“He has sent me to proclaim liberty to captives to let the oppressed go free” (Luke 4:18). When Jesus rises and selects this reading from Isaiah in the synagogue at Nazareth, his listeners are impressed, indeed moved by the way he reads it. We can assume that it was like they were hearing those words for the first time, or in a way that they had never heard them before. They could not take their eyes off of him. Then they hear him say: “Today this scripture passage is fulfilled in our hearing” (verse 21).

At first they all look at him with amazement and speak of him with admiration. But then their eyes fall away, they come back “down to earth” and they can only see him as the “son of Joseph” the carpenter. They cannot accept that “someone of such common stock” could fulfill what the prophet Isaiah had written in that scripture.
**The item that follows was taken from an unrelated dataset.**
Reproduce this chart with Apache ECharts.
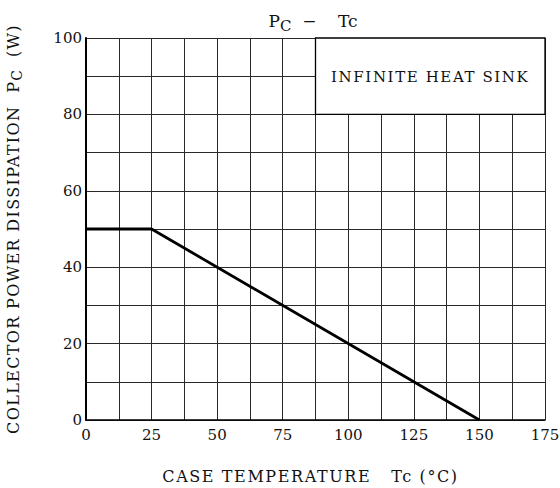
<!DOCTYPE html>
<html><head><meta charset="utf-8">
<script src="https://cdn.jsdelivr.net/npm/echarts@6/dist/echarts.min.js"></script>
<style>
html,body{margin:0;padding:0;background:#fff}#c{width:560px;height:488px}
text[style*="lsA"]{letter-spacing:1.6px}
text[style*="lsB"]{letter-spacing:1.35px}
</style>
</head><body><div id="c"></div>
<script>
const tc = [0, 25, 150];
const pc = [50, 50, 0];
const xTicks = [0, 25, 50, 75, 100, 125, 150, 175];
const yTicks = [0, 20, 40, 60, 80, 100];
const legendBox = [[87.5, 80], [175, 100]];
const legendText = 'INFINITE HEAT SINK';
const xName = 'CASE TEMPERATURE   Tc (°C)';
const yNameMain = 'COLLECTOR POWER DISSIPATION  P';
const yNameSub = 'C';
const yNameUnit = '  (W)';

const F = 'DejaVu Serif';
const FA = F + ', lsA';   // letter-spaced
const FB = F + ', lsB';   // letter-spaced
const mctx = document.createElement('canvas').getContext('2d');
function spacedW(t, size, sp) {
  mctx.font = size + 'px ' + F;
  return mctx.measureText(t).width + t.length * sp;
}

const chart = echarts.init(document.getElementById('c'), null, { renderer: 'svg' });
chart.setOption({
  backgroundColor: '#fff',
  animation: false,
  textStyle: { fontFamily: F },
  title: {
    text: '{a|P}{s|C}{a|  −    Tc}',
    left: 308, top: 4, textAlign: 'center',
    textStyle: { fontWeight: 'normal', fontFamily: F, rich: {
      a: { fontFamily: F, fontSize: 17, color: '#111', fontWeight: 'normal' },
      s: { fontFamily: F, fontSize: 15, color: '#111', fontWeight: 'normal', verticalAlign: 'bottom', padding: [9, 0, 0, 0] }
    } }
  },
  grid: { left: 86, right: 15, top: 38, bottom: 68, outerBoundsMode: 'none', containLabel: false },
  xAxis: {
    type: 'value', min: 0, max: 175, interval: 12.5,
    name: xName, nameLocation: 'middle', nameGap: 48,
    nameTextStyle: { fontFamily: FA, fontSize: 16, color: '#111', padding: [0, 10, 0, 0] },
    axisLine: { show: true, lineStyle: { color: '#000', width: 1.5 } },
    axisTick: { show: false },
    axisLabel: { fontFamily: F, fontSize: 15, color: '#111', margin: 7,
      formatter: v => xTicks.includes(v) ? String(v) : '' },
    splitLine: { show: true, lineStyle: { color: '#2a2a2a', width: 1 } }
  },
  yAxis: {
    type: 'value', min: 0, max: 100, interval: 10,
    name: '{a|' + yNameMain + '}{s|' + yNameSub + '}{b|' + yNameUnit + '}',
    nameLocation: 'middle', nameGap: 62,
    nameTextStyle: { fontFamily: F, rich: {
      a: { fontFamily: FB, fontSize: 16, color: '#111', width: spacedW(yNameMain, 16, 1.35) },
      s: { fontFamily: F, fontSize: 14, color: '#111', verticalAlign: 'bottom', padding: [8, 0, 0, 0] },
      b: { fontFamily: FB, fontSize: 16, color: '#111', width: spacedW(yNameUnit, 16, 1.35) }
    } },
    axisLine: { show: true, lineStyle: { color: '#000', width: 2 } },
    axisTick: { show: false },
    axisLabel: { fontFamily: F, fontSize: 15, color: '#111', margin: 4,
      formatter: v => yTicks.includes(v) ? String(v) : '' },
    splitLine: { show: true, lineStyle: { color: '#2a2a2a', width: 1 } }
  },
  series: [{
    type: 'line',
    data: tc.map((t, i) => [t, pc[i]]),
    symbol: 'none',
    lineStyle: { color: '#000', width: 2.8 },
    markArea: {
      silent: true,
      itemStyle: { color: '#fff', borderColor: '#000', borderWidth: 1.3 },
      label: { show: true, position: 'inside', formatter: legendText,
        fontFamily: FA, fontSize: 15, color: '#111', offset: [0, 1] },
      data: [[{ coord: legendBox[0] }, { coord: legendBox[1] }]]
    }
  }]
});
</script></body></html>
Like so many today, they wanted proof. They wanted him to do in Nazareth, his native town, what they had heard he had done in Capernaum. Jesus tells them, “Amen, I say to you, no prophet is accepted in his own native place” (verse 24). At this they became furious at this “upstart.” O, how quickly the human mind changes. One moment they are thinking of him with great admiration, the next, they want to throw him down the brow of the hill that Nazareth is built on.

Are we any different? How many “prophets,” good men and women of God who grew up with us, were just like us, but suddenly started challenging us with their obvious goodness, or made us see our sinfulness and tried to call us out of it, have we told to “get lost”? This message that Jesus reads from Isaiah, and fulfills with his life, death, and resurrection, is still with us today. Jesus came among us and remains with us today in his Holy Spirit. We are the poor, the captives that he has liberated. To hear that we are poor, to be told that we are captives of our passions, our worldly desires, makes us angry. We do not want our pleasures bothered. We do not want to be seen, or revealed for what we really are. We would rather go on in our old ways, to not be challenged to let go of our pleasure seeking habits. But in releasing us from this captivity, from this poverty of goodness, Jesus has invited us to do the same for others.

As Christians, sooner or later, we come to understand that the life of Jesus, the Good News, is a paradoxical challenge to the world and all that the world considers wise and valuable. As we grow in the faith we begin to slowly realize that the worldly desires and passions that have become habits in our lives are really making us their slaves. At some point we become aware of the fact that, “The wages of sin is death, but the gift of God is eternal life in Christ Jesus our Lord” (Rom. 6:23). This insight in faith is why we can “preach” the Good News of Jesus Christ to others from a position of humility. We can empathize. We have been there. Indeed, we are still engaged in the lifelong struggle to be free from those things. But we have come to know that we have a friend in Jesus. He is our guide, our support, and our champion. Indeed, he has liberated us from our captivity and the oppression of our old ways. And that means that it is now our job, as his disciples, to be engaged in the necessary efforts to free those who are suffering not only from their sinful ways, but also from any kind of political, social, or economic oppressions in our own times. That is our calling and duty as Christians.

Lord, we thank you for fulfilling the prophecy of the ancient prophet Isaiah. In you we have been liberated from sin and called to the fullness of our salvation. We ask you to make of us good and faithful servants of your Word in our daily lives. And we pray this in the name of Jesus. Amen!